For a $150K home, you are looking at $214 increase, a $250K is $405 and $350K home will pay $595 more. Recently the news reported that 83% of workers are not setting aside enough money for retirement. This tax increase in terms of retirement savings is close to 10% of that saved and it is already too little.

One school has pros and cons.


  • Economy of size in classrooms – able to offer more academic variety
  • Economy of size in athletics – one varsity team versus two
  • Economy of size in utilities – adjacent walls reduce heat loss
  • Economy of size in administrative – one administrative team, but larger. In addition salaries tend to be commensurate with school size so there are savings, they are much lower than a linear (1 to 1) comparison would produce.
  • Busses travel ground already covered previously by other busses to pick up students.
  • Increased traffic in one location
  • Carroll hallways are the limiting factor. Even though you consume two classrooms for a super stairwell, you are still limited by the hallways for student flow.
  • Making the basketball, football or any team will more difficult.
  • A larger campus means more walking to get to infrastructures (cafeteria, administration, gym, etc)
  • The original school dates to 1969. Newer construction dates to 1996 and this construction would date 2008. You are mixing three different construction periods and surrounding the oldest portions with the newest. What happens to useable life of buildings when you do this? At some point in time the 1969 portion will need to be replaced or becomes un-usable. Is it 100 years or 75 years from now? Whatever it is, the new portions will at the same time loose function or usefulness by 37 years.
  • Renovation will remove infrastructure that has a useful life left, but is still being paid for by the first bond (1996). Renovation will update the HVAC, plumbing, electrical and construction, but keep in mind these were just added in 1996 and after just eleven years will be torn out. Those bonds were twenty-year bonds. We will now be paying on two bonds for the same identical equivalent space in many areas.
  • Parking and traffic flow have not been resolved. Patchwork always leads to unforseen problems.
  • A school Lock-Down was identified as a positive result, but in reality I think this newer larger school with parking in the rear and to the west make security the same problem if not a bit worse.

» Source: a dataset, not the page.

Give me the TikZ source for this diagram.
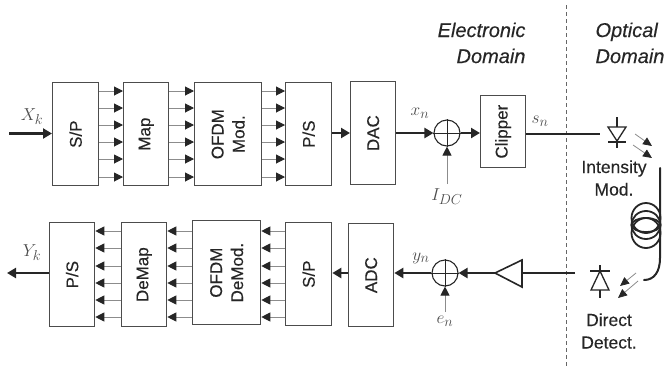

What was interesting is many teachers were there to support the change as a taxpayer. In government, anyone who has a vested interest in a business must excuse themselves from a vote on that topic. Teachers have a vested interest in the outcome, more so than just a taxpayer.

I believe the school board followed the letter of the law in the presentation, but I feel the board did an extremely poor job of presenting all the options available. They may have covered a new school cost, but frankly I have never seen a comparison report. We have new taxpayers moving in and they have the right to be informed as to what has transpired up to this point, especially when it has covered multiple years. When moving forward on a project, it is customary to review all options prior to a decision. A five-minute review of a new school cost should have been done, but was not. This may be why business does a much better job at controlling costs than school boards.